День был жаркий, а река — желанна, как оазис. Мы покупались, поели, что бог послал, и тогда отец предложил мне сходить к доту. Отец был инженером-строителем; в его незаурядном послужном списке был и бункер штаба Киевского военного округа. Правда, отец об этом помалкивал: наша семья в полном составе уже имела опыт трех концлагерей. Отца влекло к доту профессиональное любопытство.

Он мне сразу сказал: это наш дот; я знаком с его конструкцией. Осмотрелся — и назвал год подрыва: 41-й. Об этом свидетельствовали воронки от бомб и снарядов. Земля, ветер и вода уже сглаживали их, но по размерам некоторых воронок можно было догадаться, какой глубины они были прежде. Чтобы стереть прошлое — нужно время.

Воронок было столько!..

И гильзы — наши и немецкие — на каждом шагу.

Несколько снарядных гильз тоже валялись поблизости — их разметало взрывом. Но на северном склоне, метрах в тридцати от дота, они лежали в воронке, уже полузасыпанные, грудой. Я догадался, что сначала их складывали аккуратной стеночкой, которая потом рухнула.

Отец смотрел, смотрел на смятые бочки, потом засмеялся: «Остроумно! За что только не ухватишься от беспомощности…»

Взрыв разорвал, как консервную банку, пол в каземате, но стальной купол выдержал удар. Освобождаясь, взрывная волна приподняла один край купола, а потом в этом не стало нужды, потому что железобетонные стены смело — и купол просел, наискосок, в образовавшуюся пустоту.

Залезть под него не удалось, но пушку мы видели; собственно, не саму пушку, а часть ствола. «Мортира, — сказал отец. — 122 миллиметра…»

В те годы оружие было обыденной вещью; на толкучке можно было купить что угодно. Но тот дот произвел на меня впечатление. Что-то в нем такое было, даже во взорванном. Я рассказал о нем своим друзьям, и мы мечтали, как подрастем — и съездим к нему; прокопаем нору вовнутрь — и там будет наш «штаб». Где копать — я знал точно: отец нарисовал мне план дота. Как сейчас помню: синим и красным карандашами, на задней обложке тетради в клеточку, поверх столбиков таблицы умножения. Отец не вникал — зачем это мне надо; ну — интересуется хлопчик…

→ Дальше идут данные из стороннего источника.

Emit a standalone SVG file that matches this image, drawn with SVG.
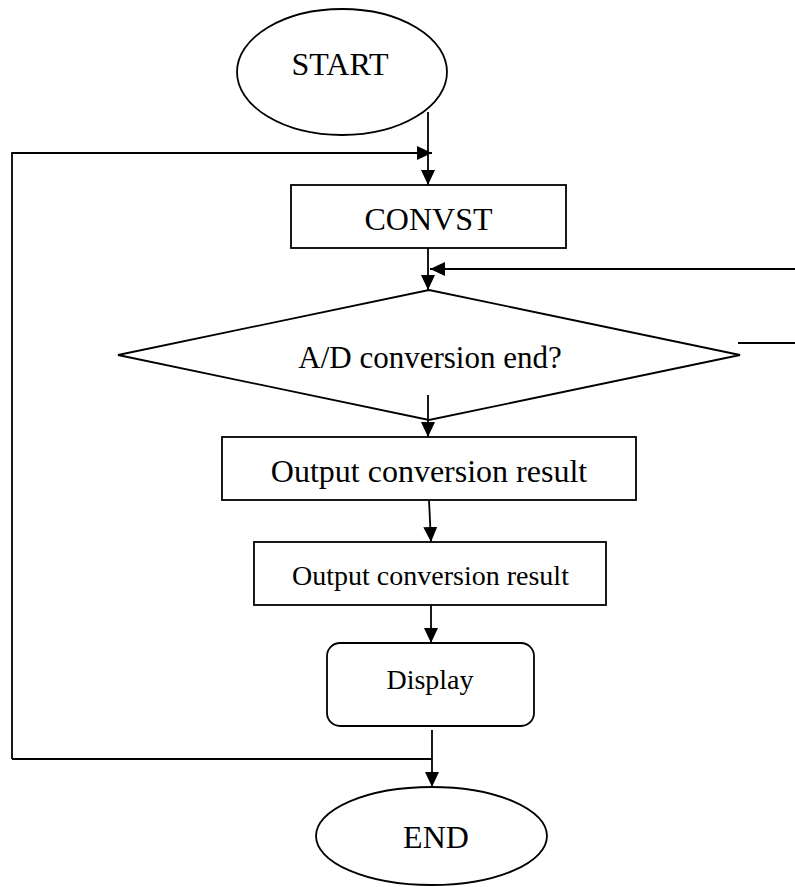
<svg xmlns="http://www.w3.org/2000/svg" width="795" height="887" viewBox="0 0 795 887">
<style>
.s{fill:#fff;stroke:#000;stroke-width:1.8}
.c{fill:none;stroke:#000;stroke-width:1.8}
.t{font-family:"Liberation Serif","Times New Roman",serif;fill:#000;text-anchor:middle}
</style>
<defs>
<marker id="ah" markerUnits="userSpaceOnUse" markerWidth="16" markerHeight="14" refX="15" refY="7" orient="auto">
<path d="M0,0 L15,7 L0,14 Z" fill="#000"/>
</marker>
</defs>
<rect width="795" height="887" fill="#fff"/>
<g id="start">
<ellipse class="s" cx="342" cy="72" rx="105" ry="63"/>
<text class="t" x="340" y="75" font-size="32">START</text>
</g>
<g id="convst">
<rect class="s" x="291" y="185" width="275" height="63"/>
<text class="t" x="428.5" y="230" font-size="32">CONVST</text>
</g>
<g id="decision">
<polygon class="s" points="429,290 740,355 429,420 118,355"/>
<text class="t" x="430" y="367.5" font-size="31">A/D conversion end?</text>
</g>
<g id="output1">
<rect class="s" x="222" y="437" width="414" height="63"/>
<text class="t" x="429" y="482" font-size="32">Output conversion result</text>
</g>
<g id="output2">
<rect class="s" x="254" y="542" width="352" height="63"/>
<text class="t" x="430.5" y="585" font-size="28">Output conversion result</text>
</g>
<g id="display">
<rect class="s" x="327" y="643" width="207" height="83" rx="13" ry="13"/>
<text class="t" x="430" y="689" font-size="28">Display</text>
</g>
<g id="end">
<ellipse class="s" cx="431.5" cy="836" rx="115.5" ry="49"/>
<text class="t" x="436" y="847.5" font-size="32">END</text>
</g>
<g id="connectors">
<path class="c" d="M428,112 L428,185" marker-end="url(#ah)"/>
<path class="c" d="M12,759 L12,153 L432,153" marker-end="url(#ah)"/>
<path class="c" d="M428,248 L428,290" marker-end="url(#ah)"/>
<path class="c" d="M795,269 L430,269" marker-end="url(#ah)"/>
<path class="c" d="M738,343 L795,343"/>
<path class="c" d="M428,395 L428,437" marker-end="url(#ah)"/>
<path class="c" d="M429,500 L431,542" marker-end="url(#ah)"/>
<path class="c" d="M431,605 L431,643" marker-end="url(#ah)"/>
<path class="c" d="M432,730 L432,787" marker-end="url(#ah)"/>
<path class="c" d="M432,759 L12,759"/>
</g>
</svg>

Я вырос — но не забыл дот. Правда, вспоминал редко, по случаю, может — раз в несколько лет. Он запал мне в душу, как зерно, которое во тьме земли ждет влагу и тепло, чтобы в урочный час реализовать свою жизненную программу.

Что послужило толчком к реализации — уже не помню; да и так ли это важно? Сорок лет назад… Я жил в Переделкине. Зима была изумительная. И такая же весна. Писалось легко. Я был вдохновлен ожиданием и рождением сына Васи; этот праздник души и сейчас угадывается на некоторых страницах прежнего «Дота». Писание помогало сбросить пар, найти равновесие; иногда удавались страницы, которые и сегодня я считаю достойными. Но удовлетворение было… скажем так: относительным. Потому что я ведь собирался написать совсем иную книгу! С той же пружиной, что и теперь, с теми же героями. Но тему судьбы, которая уже тогда привлекала меня более всего, я собирался раскрыть через парадоксальное решение ситуации. Она угадывается в сне Тимофея в прежнем тексте, и в «эскизе романа» — в ремейке. Так сказать — памятник мечте. Которая — теперь уже очевидно — никогда не будет реализована. Франц Кафка может не волноваться.

Получилось — как всегда — то, что получилось.

Получился лубок.

Я не имею ничего против лубка. Замечательный, предельно демократичный жанр. Многие наши писатели, в том числе и великие, устав от бесплодных попыток поднять веки Вию, отводили душу, развлекая публику байками. Я оказался в отличной компании.